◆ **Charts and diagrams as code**
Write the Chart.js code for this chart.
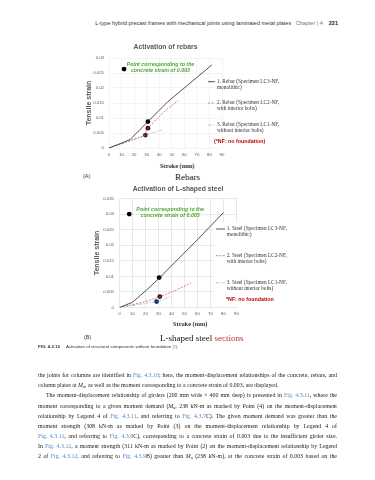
<!DOCTYPE html>
<html>
<head>
<meta charset="utf-8">
<script src="https://cdn.jsdelivr.net/npm/chart.js@4.4.1/dist/chart.umd.min.js"></script>
<style>
  html, body { margin: 0; padding: 0; background: #fff; }
  body { width: 375px; height: 480px; position: relative; overflow: hidden; font-family: "Liberation Serif", serif; color: #222; }
  .t { position: absolute; white-space: nowrap; line-height: 1; }
  canvas { position: absolute; }
  .head { font-family: "Liberation Sans", sans-serif; font-size: 5.5px; color: #333; right: 37px; top: 21.3px; }
  .head .ch { color: #777; margin-left: 3px; }
  .head b { margin-left: 6px; color: #222; }
  .sub { font-size: 9px; color: #111; }
  .tag { font-family: "Liberation Sans", sans-serif; font-size: 5.4px; color: #333; }
  .stroke { font-size: 6.4px; font-weight: bold; color: #333; }
  .red { color: #b7322c; }
  .cap { font-family: "Liberation Sans", sans-serif; font-size: 4.4px; color: #333; left: 38px; top: 345px; }
  .cap b { margin-right: 6px; }
  .link { color: #4f8ac4; }
  .para { position: absolute; left: 38px; width: 299px; font-size: 5.9px; line-height: 1; color: #222; text-align: justify; text-align-last: justify; white-space: nowrap; }
  .para i { font-style: italic; }
  .para sub { font-size: 4px; vertical-align: -1px; line-height: 0; }
</style>
</head>
<body>

<div class="t head">L-type hybrid precast frames with mechanical joints using laminated metal plates <span class="ch">Chapter | 4</span><b>221</b></div>

<canvas id="chartA" width="240" height="125" style="left:60px;top:36px"></canvas>
<div class="t stroke" style="left:160px;top:163.3px">Stroke (mm)</div>
<div class="t tag" style="left:83px;top:174.3px">(A)</div>
<div class="t sub" style="left:175px;top:172.5px">Rebars</div>

<canvas id="chartB" width="240" height="140" style="left:60px;top:182px"></canvas>
<div class="t stroke" style="left:173px;top:321px">Stroke (mm)</div>
<div class="t tag" style="left:84px;top:335.3px">(B)</div>
<div class="t sub" style="left:160px;top:333.5px">L-shaped steel <span class="red">sections</span></div>

<div class="t cap"><b>FIG. 4.2.12</b>Activation of structural components without foundation <span class="link">[2]</span>.</div>

<div class="para" style="top:373.2px">the joints for columns are identified in <span class="link">Fig. 4.3.10</span>; here, the moment-displacement relationships of the concrete, rebars, and</div>
<div class="para" style="top:383.2px;text-align-last:left">column plates at <i>M</i><sub>u</sub>, as well as the moment corresponding to a concrete strain of 0.003, are displayed.</div>
<div class="para" style="top:393.4px;padding-left:8px;width:291px">The moment-displacement relationship of girders (200 mm wide &times; 400 mm deep) is presented in <span class="link">Fig. 4.3.11</span>, where the</div>
<div class="para" style="top:403.5px">moment corresponding to a given moment demand (<i>M</i><sub>u</sub>, 238 kN-m as marked by Point (4) on the moment-displacement</div>
<div class="para" style="top:413.6px">relationship by Legend 4 of <span class="link">Fig. 4.3.11</span>, and referring to <span class="link">Fig. 4.3.7</span>C). The given moment demand was greater than the</div>
<div class="para" style="top:423.7px">moment strength (308 kN-m as marked by Point (3) on the moment-displacement relationship by Legend 4 of</div>
<div class="para" style="top:433.8px"><span class="link">Fig. 4.3.11</span>, and referring to <span class="link">Fig. 4.3.8</span>C), corresponding to a concrete strain of 0.003 due to the insufficient girder size.</div>
<div class="para" style="top:444px">In <span class="link">Fig. 4.3.12</span>, a moment strength (311 kN-m as marked by Point (2) on the moment-displacement relationship by Legend</div>
<div class="para" style="top:454.1px">2 of <span class="link">Fig. 4.3.12</span>, and referring to <span class="link">Fig. 4.3.9</span>B) greater than <i>M</i><sub>u</sub> (238 kN-m), at the concrete strain of 0.003 based on the</div>

<script>
const strokeTicks = [0, 10, 20, 30, 40, 50, 60, 70, 80, 90]
const strainTicksA = [0, 0.005, 0.01, 0.015, 0.02, 0.025, 0.03]
const strainTicksB = [0, 0.005, 0.01, 0.015, 0.02, 0.025, 0.03, 0.035]

// (A) rebars
const rebarMonoX = [0, 8, 17, 31, 47, 82]
const rebarMonoY = [0, 0.0013, 0.0029, 0.0088, 0.0155, 0.0277]
const rebarBoltsX = [0, 16, 27, 31, 40, 47, 55]
const rebarBoltsY = [0, 0.0023, 0.004, 0.0066, 0.0105, 0.0132, 0.0157]
const rebarPlainX = [0, 17, 29, 42]
const rebarPlainY = [0, 0.0024, 0.0042, 0.006]
const rebarMarkX = [31, 31, 29]
const rebarMarkY = [0.0088, 0.0066, 0.0043]
const rebarNoteX = [12]
const rebarNoteY = [0.0263]
const rebarLegend = [
  ['1. Rebar (Specimen LC3-NF,', 'monolithic)'],
  ['2. Rebar (Specimen LC2-NF,', 'with interior bolts)'],
  ['3. Rebar (Specimen LC1-NF,', 'without interior bolts)'],
]

// (B) L-shaped steel
const steelMonoX = [0, 10, 20, 31, 45, 60, 80]
const steelMonoY = [0, 0.0017, 0.0053, 0.0096, 0.0155, 0.0218, 0.0305]
const steelBoltsX = [0, 10, 20, 31, 42, 55]
const steelBoltsY = [0, 0.0009, 0.0019, 0.0034, 0.0053, 0.0079]
const steelPlainX = [0, 15, 28.5, 40]
const steelPlainY = [0, 0.001, 0.0019, 0.0035]
const steelMarkX = [30.5, 31, 28.5]
const steelMarkY = [0.0096, 0.0035, 0.0019]
const steelNoteX = [7.5]
const steelNoteY = [0.03]
const steelLegend = [
  ['1. Steel (Specimen LC3-NF,', 'monolithic)'],
  ['2. Steel (Specimen LC2-NF,', 'with interior bolts)'],
  ['3. Steel (Specimen LC1-NF,', 'without interior bolts)'],
]

const noteText = ['Point corresponding to the', 'concrete strain of 0.003']
const axisGrey = '#595959'

const zip = (xs, ys) => xs.map((x, i) => ({ x, y: ys[i] }))

// legend, green note and NF remark drawn on top of the plot
const notes = {
  id: 'notes',
  beforeDatasetsDraw(chart, args, o) {
    if (!o.cover) return
    const ctx = chart.ctx
    ctx.save()
    ctx.fillStyle = '#fff'
    ctx.fillRect(...o.cover)
    ctx.restore()
  },
  afterDraw(chart, args, o) {
    const { ctx, scales: { x, y } } = chart
    ctx.save()
    ctx.textBaseline = 'middle'

    ctx.fillStyle = '#4ea832'
    ctx.font = 'italic bold 5.3px "Liberation Sans"'
    ctx.textAlign = 'center'
    const nx = x.getPixelForValue(o.noteAt[0])
    const ny = y.getPixelForValue(o.noteAt[1])
    noteText.forEach((t, i) => ctx.fillText(t, nx, ny + i * 5.9))

    ctx.textAlign = 'left'
    o.items.forEach((lines, i) => {
      const ds = chart.data.datasets[i]
      const ly = o.rows[i]
      ctx.strokeStyle = ds.borderColor
      ctx.lineWidth = ds.borderWidth
      ctx.setLineDash(ds.borderDash || [])
      ctx.beginPath()
      ctx.moveTo(o.lineX, ly)
      ctx.lineTo(o.lineX + o.lineW, ly)
      ctx.stroke()
      ctx.fillStyle = '#333'
      ctx.font = '5.3px "Liberation Serif"'
      lines.forEach((t, j) => ctx.fillText(t, o.textX, ly + j * 5.8))
    })

    ctx.fillStyle = '#c00000'
    ctx.font = 'bold 5.3px "Liberation Sans"'
    ctx.fillText(o.nf, o.nfX, o.nfY)
    ctx.restore()
  },
}

function strainChart(id, c) {
  const line = (xs, ys, color, dash, width) => ({
    data: zip(xs, ys),
    showLine: true,
    borderColor: color,
    borderWidth: width,
    borderDash: dash,
    pointRadius: 0,
  })
  return new Chart(document.getElementById(id), {
    type: 'scatter',
    data: {
      datasets: [
        line(c.mono[0], c.mono[1], '#262626', [], 0.8),
        line(c.bolts[0], c.bolts[1], '#cf5a55', [2, 1.4], 0.8),
        line(c.plain[0], c.plain[1], '#8fbde0', [3, 1.3, 1, 1.3], 0.8),
        {
          data: zip(c.mark[0], c.mark[1]),
          pointRadius: 2.4,
          pointBackgroundColor: c.markColors,
          pointBorderWidth: 0,
        },
        {
          data: zip(c.note[0], c.note[1]),
          pointRadius: 2.4,
          pointBackgroundColor: '#000',
          pointBorderWidth: 0,
        },
      ],
    },
    options: {
      responsive: false,
      animation: false,
      events: [],
      layout: { padding: c.padding },
      plugins: {
        legend: { display: false },
        tooltip: { enabled: false },
        title: {
          display: true,
          text: c.title,
          fullSize: false,
          color: axisGrey,
          font: { family: '"Liberation Sans"', size: 6.8, weight: 'bold' },
          padding: c.titlePad,
        },
        notes: c.notes,
      },
      scales: {
        x: {
          type: 'linear',
          min: 0,
          max: 90,
          afterBuildTicks: (s) => { s.ticks = strokeTicks.map((v) => ({ value: v })) },
          afterFit: (s) => { s.height = 10 },
          grid: { color: c.grid, lineWidth: 0.6, drawTicks: false },
          border: { display: false },
          ticks: { padding: 4, color: axisGrey, font: { family: '"Liberation Sans"', size: 4.3 } },
        },
        y: {
          min: 0,
          max: c.yTicks[c.yTicks.length - 1],
          afterBuildTicks: (s) => { s.ticks = c.yTicks.map((v) => ({ value: v })) },
          afterFit: (s) => { s.width = c.yWidth },
          grid: { color: c.grid, lineWidth: 0.6, drawTicks: false },
          border: { display: false },
          ticks: {
            padding: c.tickPad,
            color: axisGrey,
            font: { family: '"Liberation Sans"', size: 4.3 },
            callback: (v) => String(v),
          },
          title: {
            display: true,
            text: 'Tensile strain',
            color: axisGrey,
            font: { family: '"Liberation Sans"', size: 7, weight: 'bold' },
            padding: { top: c.yTitlePad, bottom: 0 },
          },
        },
      },
    },
    plugins: [notes],
  })
}

strainChart('chartA', {
  title: 'Activation of rebars',
  titlePad: { top: 7.5, bottom: 6.34 },
  padding: { left: 0, right: 78, top: 0, bottom: 3 },
  yWidth: 49,
  yTitlePad: 24.8,
  tickPad: 5,
  yTicks: strainTicksA,
  grid: '#ececec',
  mono: [rebarMonoX, rebarMonoY],
  bolts: [rebarBoltsX, rebarBoltsY],
  plain: [rebarPlainX, rebarPlainY],
  mark: [rebarMarkX, rebarMarkY],
  markColors: ['#000', '#4a0c0c', '#3a1414'],
  note: [rebarNoteX, rebarNoteY],
  notes: {
    cover: null,
    noteAt: [41, 0.0278],
    items: rebarLegend,
    rows: [45.7, 67, 89],
    lineX: 148,
    lineW: 7,
    textX: 157,
    nf: '(*NF: no foundation)',
    nfX: 154,
    nfY: 105.7,
  },
})

strainChart('chartB', {
  title: 'Activation of L-shaped steel',
  titlePad: { top: 3.5, bottom: 4.84 },
  padding: { left: 0, right: 63.5, top: 0, bottom: 4.5 },
  yWidth: 59.5,
  yTitlePad: 32.8,
  tickPad: 5.5,
  yTicks: strainTicksB,
  grid: '#d9d9d9',
  mono: [steelMonoX, steelMonoY],
  bolts: [steelBoltsX, steelBoltsY],
  plain: [steelPlainX, steelPlainY],
  mark: [steelMarkX, steelMarkY],
  markColors: ['#000', '#4a0c0c', '#102a5a'],
  note: [steelNoteX, steelNoteY],
  notes: {
    cover: [154, 40, 24, 84.5],
    noteAt: [39, 0.0313],
    items: steelLegend,
    rows: [47, 73.7, 100.7],
    lineX: 156,
    lineW: 9,
    textX: 166.7,
    nf: '*NF: no foundation',
    nfX: 166,
    nfY: 118,
  },
})
</script>
</body>
</html>
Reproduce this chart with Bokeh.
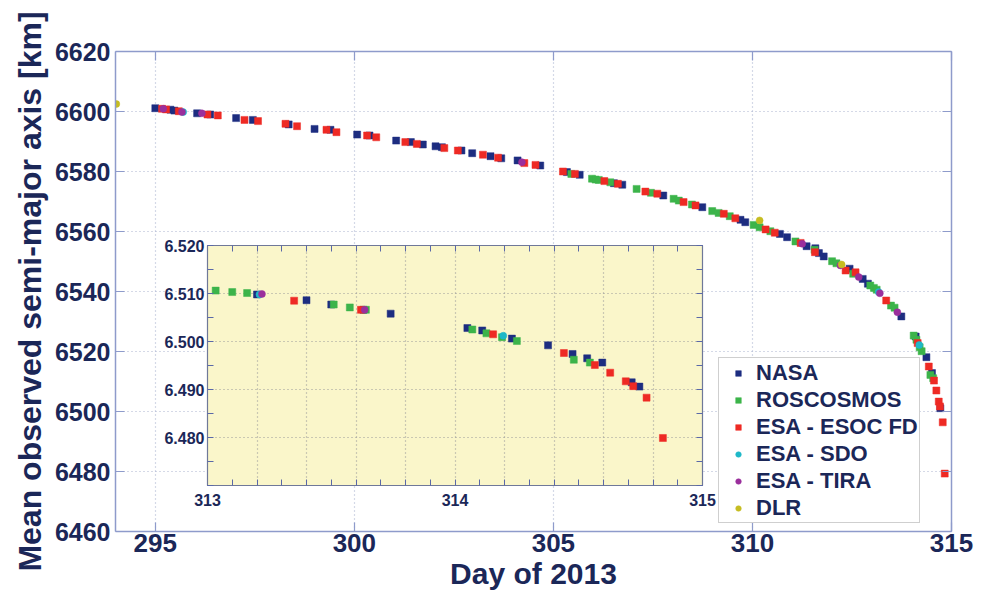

◆ **Given exercise**
Quote, please, every line of the material above from its start through the line that has "hybrid precast frames", reproducing the words exactly and dropping any images.

◆ **Written answer**
Write the Chart.js code for this chart.
<!DOCTYPE html>
<html>
<head>
<meta charset="utf-8">
<script src="https://cdn.jsdelivr.net/npm/chart.js@4.4.1/dist/chart.umd.min.js"></script>
<style>
  html, body { margin: 0; padding: 0; background: #fff; }
  body { width: 375px; height: 480px; position: relative; overflow: hidden; font-family: "Liberation Serif", serif; color: #222; }
  .t { position: absolute; white-space: nowrap; line-height: 1; }
  canvas { position: absolute; }
  .head { font-family: "Liberation Sans", sans-serif; font-size: 5.5px; color: #333; right: 37px; top: 21.3px; }
  .head .ch { color: #777; margin-left: 3px; }
  .head b { margin-left: 6px; color: #222; }
  .sub { font-size: 9px; color: #111; }
  .tag { font-family: "Liberation Sans", sans-serif; font-size: 5.4px; color: #333; }
  .stroke { font-size: 6.4px; font-weight: bold; color: #333; }
  .red { color: #b7322c; }
  .cap { font-family: "Liberation Sans", sans-serif; font-size: 4.4px; color: #333; left: 38px; top: 345px; }
  .cap b { margin-right: 6px; }
  .link { color: #4f8ac4; }
  .para { position: absolute; left: 38px; width: 299px; font-size: 5.9px; line-height: 1; color: #222; text-align: justify; text-align-last: justify; white-space: nowrap; }
  .para i { font-style: italic; }
  .para sub { font-size: 4px; vertical-align: -1px; line-height: 0; }
</style>
</head>
<body>

<div class="t head">L-type hybrid precast frames with mechanical joints using laminated metal plates <span class="ch">Chapter | 4</span><b>221</b></div>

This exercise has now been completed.